Episodi densi di perplessità su cui i direttori di gara non hanno avuto alcun dubbio, così come i colleghi sopra citati non hanno neanche minimamente pensato di concedere un rigore all’Inter. Una tendenza bella e buona, un atteggiamento sin troppo eloquente e amplificato da quanto di contrario accade su altri campi con squadre d’alta classifica. Il regolamento viene interpretato di volta in volta e anche di fronte all’evidenza si opta sempre per la stessa decisione: all’Inter, e in particolare al povero Ranocchia, non va assegnato rigore. Resta difficile immaginare quanti punti i nerazzurri abbiano perso a causa di questi strafalcioni, al massimo si può effettuare un rapido conto per gli episodi avvenuti allo scadere e quindi privi di replica, tralasciando comunque la possibilità di sbagliare dagli undici metri: tra Cagliari, Lazio e Torino ai nerazzurri mancano ben 5 punti negli ultimi 3 mesi. Bottino che consentirebbe all’Inter di avere addirittura un +4 dalla Lazio (privata di 2 punti nello scontro diretto) e un + 5 sul Milan. Vantaggio significativo in ottica qualificazione Champions, che permetterebbe alla squadra e a Stramaccioni di lavorare con maggiore tranquillità. La realtà però è un’altra e per quanto gli errori dei direttori di gara abbiano influito sui risultati non ci si deve nascondere dietro essi. Se l’Inter fosse in salute e meritasse sempre di vincere sul campo i mancati rigori a favore sarebbero un documento inappuntabile da presentare a Nicchi e Braschi affinché intervengano immediatamente.

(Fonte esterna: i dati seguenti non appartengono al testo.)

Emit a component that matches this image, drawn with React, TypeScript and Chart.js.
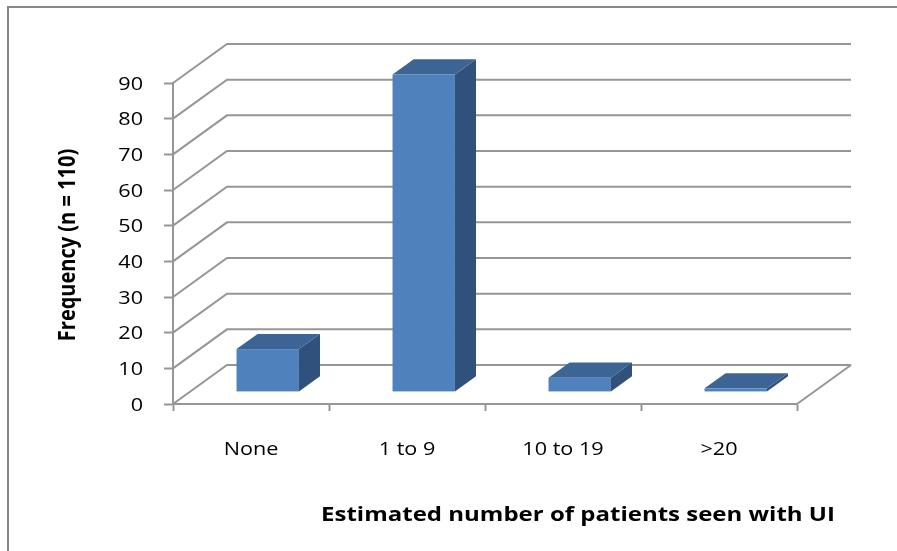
import React, { useEffect, useRef } from 'react';
import { Chart, registerables } from 'chart.js';

Chart.register(...registerables);

// Survey answers: how many patients with UI each respondent estimates they have seen
const categories = ['None', '1 to 9', '10 to 19', '>20'];
const frequencies = [12, 89, 4, 1];
const yTickValues = [0, 10, 20, 30, 40, 50, 60, 70, 80, 90];
const yAxisTitle = 'Frequency (n = 110)';
const xAxisTitle = 'Estimated number of patients seen with UI';

const FONT = "'Open Sans', 'DejaVu Sans', sans-serif";
const TEXT_STRETCH = 1.2; // the chart's lettering is set wide
const GRID = '#969696';
const FRAME = '#878787';
const FRONT = '#4f81bd';
const TOP = '#3c6494';
const SIDE = '#30517b';

// oblique projection of the floor/side wall, and where the bars sit inside that depth
const WALL_DX = 54;
const WALL_DY = 39;
const BAR_FRONT = 0.31;
const BAR_BACK = 0.7;

function wideText(ctx: CanvasRenderingContext2D, text: string, x: number, y: number, align: CanvasTextAlign) {
  ctx.save();
  ctx.translate(x, y);
  ctx.scale(TEXT_STRETCH, 1);
  ctx.textAlign = align;
  ctx.textBaseline = 'alphabetic';
  ctx.fillText(text, 0, 0);
  ctx.restore();
}

const excel3d = {
  id: 'excel3d',
  beforeDatasetsDraw(chart: any) {
    const { ctx, chartArea: a, scales } = chart;
    const y = scales.y;
    ctx.save();
    // outer chart frame
    ctx.strokeStyle = FRAME;
    ctx.lineWidth = 2;
    ctx.beginPath();
    ctx.moveTo(8, chart.height + 10);
    ctx.lineTo(8, 7);
    ctx.lineTo(chart.width + 10, 7);
    ctx.stroke();

    // back wall gridlines joined to the front axis by side wall diagonals
    ctx.strokeStyle = GRID;
    ctx.lineWidth = 2;
    y.ticks.forEach((t: any) => {
      const yf = y.getPixelForValue(t.value);
      ctx.beginPath();
      ctx.moveTo(a.left, yf);
      ctx.lineTo(a.left + WALL_DX, yf - WALL_DY);
      ctx.lineTo(a.right + WALL_DX, yf - WALL_DY);
      ctx.stroke();
    });
    // right edge of the floor
    ctx.beginPath();
    ctx.moveTo(a.right, a.bottom);
    ctx.lineTo(a.right + WALL_DX, a.bottom - WALL_DY);
    ctx.stroke();
    ctx.restore();
  },
  afterDatasetsDraw(chart: any) {
    const { ctx } = chart;
    const meta = chart.getDatasetMeta(0);
    const fdx = WALL_DX * BAR_FRONT;
    const fdy = WALL_DY * BAR_FRONT;
    const ddx = WALL_DX * (BAR_BACK - BAR_FRONT);
    const ddy = WALL_DY * (BAR_BACK - BAR_FRONT);
    ctx.save();
    meta.data.forEach((el: any) => {
      const { x, y, base, width } = el.getProps(['x', 'y', 'base', 'width'], true);
      const x1 = x - width / 2 + fdx;
      const x2 = x + width / 2 + fdx;
      const yt = y - fdy;
      const yb = base - fdy;
      // right side
      ctx.fillStyle = SIDE;
      ctx.beginPath();
      ctx.moveTo(x2, yt);
      ctx.lineTo(x2 + ddx, yt - ddy);
      ctx.lineTo(x2 + ddx, yb - ddy);
      ctx.lineTo(x2, yb);
      ctx.closePath();
      ctx.fill();
      // top
      ctx.fillStyle = TOP;
      ctx.beginPath();
      ctx.moveTo(x1, yt);
      ctx.lineTo(x2, yt);
      ctx.lineTo(x2 + ddx, yt - ddy);
      ctx.lineTo(x1 + ddx, yt - ddy);
      ctx.closePath();
      ctx.fill();
      // front
      ctx.fillStyle = FRONT;
      ctx.fillRect(x1, yt, x2 - x1, yb - yt);
    });
    ctx.restore();
  },
  afterDraw(chart: any) {
    const { ctx, scales } = chart;
    const { x, y } = scales;
    ctx.save();
    ctx.fillStyle = '#000';

    // tick labels
    ctx.font = `18px ${FONT}`;
    yTickValues.forEach((v) => {
      wideText(ctx, String(v), 143, y.getPixelForValue(v) + 6.5, 'right');
    });
    categories.forEach((c, i) => {
      wideText(ctx, c, x.getPixelForValue(i), 455, 'center');
    });

    // axis titles
    ctx.font = `bold 20px ${FONT}`;
    wideText(ctx, xAxisTitle, 578, 521, 'center');
    ctx.save();
    ctx.translate(75, 245);
    ctx.rotate(-Math.PI / 2);
    ctx.scale(1, TEXT_STRETCH);
    ctx.textAlign = 'center';
    ctx.textBaseline = 'alphabetic';
    ctx.fillText(yAxisTitle, 0, 0);
    ctx.restore();

    ctx.restore();
  },
};

export default function App() {
  const canvasRef = useRef<HTMLCanvasElement>(null);

  useEffect(() => {
    const canvas = canvasRef.current;
    if (!canvas) return;
    const chart = new Chart(canvas, {
      type: 'bar',
      data: {
        labels: categories,
        datasets: [
          {
            data: frequencies,
            backgroundColor: 'rgba(0,0,0,0)',
            borderWidth: 0,
            categoryPercentage: 1,
            barPercentage: 0.4,
          },
        ],
      },
      options: {
        animation: false,
        responsive: false,
        devicePixelRatio: 1,
        layout: { padding: { top: 83, right: 100, left: 0, bottom: 0 } },
        plugins: {
          legend: { display: false },
          tooltip: { enabled: false },
          title: { display: false },
        },
        scales: {
          x: {
            type: 'category',
            offset: true,
            grid: {
              offset: true,
              drawOnChartArea: false,
              drawTicks: true,
              tickLength: 7,
              tickWidth: 2,
              tickColor: GRID,
            },
            border: { display: true, color: GRID, width: 2 },
            ticks: { display: false },
            afterFit: (s: any) => {
              s.height = 147;
            },
          },
          y: {
            min: 0,
            max: 90,
            afterBuildTicks: (s: any) => {
              s.ticks = yTickValues.map((v) => ({ value: v }));
            },
            grid: {
              drawOnChartArea: false,
              drawTicks: true,
              tickLength: 9,
              tickWidth: 2,
              tickColor: GRID,
            },
            border: { display: true, color: GRID, width: 2 },
            ticks: { display: false },
            afterFit: (s: any) => {
              s.width = 173;
            },
          },
        },
      },
      plugins: [excel3d],
    });
    return () => chart.destroy();
  }, []);

  return (
    <div style={{ position: 'fixed', left: 0, top: 0, width: 897, height: 551, background: '#fff' }}>
      <canvas ref={canvasRef} width={897} height={551} style={{ display: 'block' }} />
    </div>
  );
}
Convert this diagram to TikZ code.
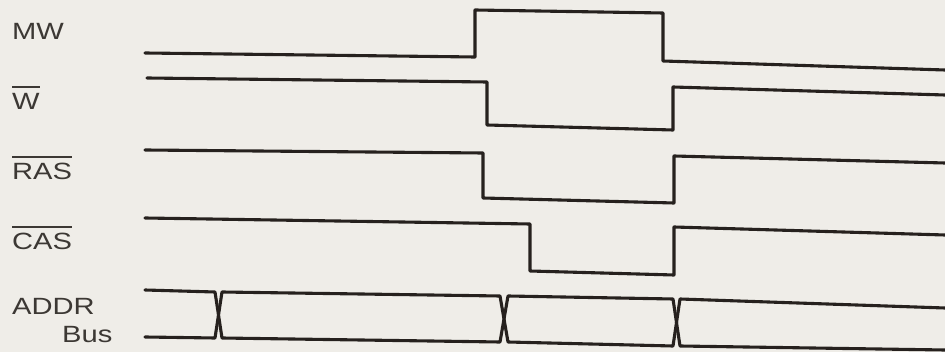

Ma considerando la situazione a 360 gradi, c’è il rischio che siano solo una giustificazione. Non per questo vanno taciuti, perché in fin dei conti, prestazioni a parte, ai nerazzurri mancano troppi punti in classifica e questo gap mette in seria discussione l’obiettivo terzo posto. Nulla è perduto, ma prima di lamentarsi ulteriormente dei danni arbitrali sarebbe meglio ripristinare i valori della squadra vista fino al 3 novembre, quella che giocava bene e vinceva prima di incappare in una fastidiosa serie di episodi contrari, compreso un calo palese nelle prestazioni e nei risultati. Vale la pensa aggiungere, infine, quanto l’assenza di quei punti in classifica stiano pesando anche sull’opinione mediatica nei confronti di Stramaccioni: di certo, con un terzo posto ancora in pugno, le critiche contro il tecnico non sarebbero così feroci. Tutto è opinabile, tranne i numeri.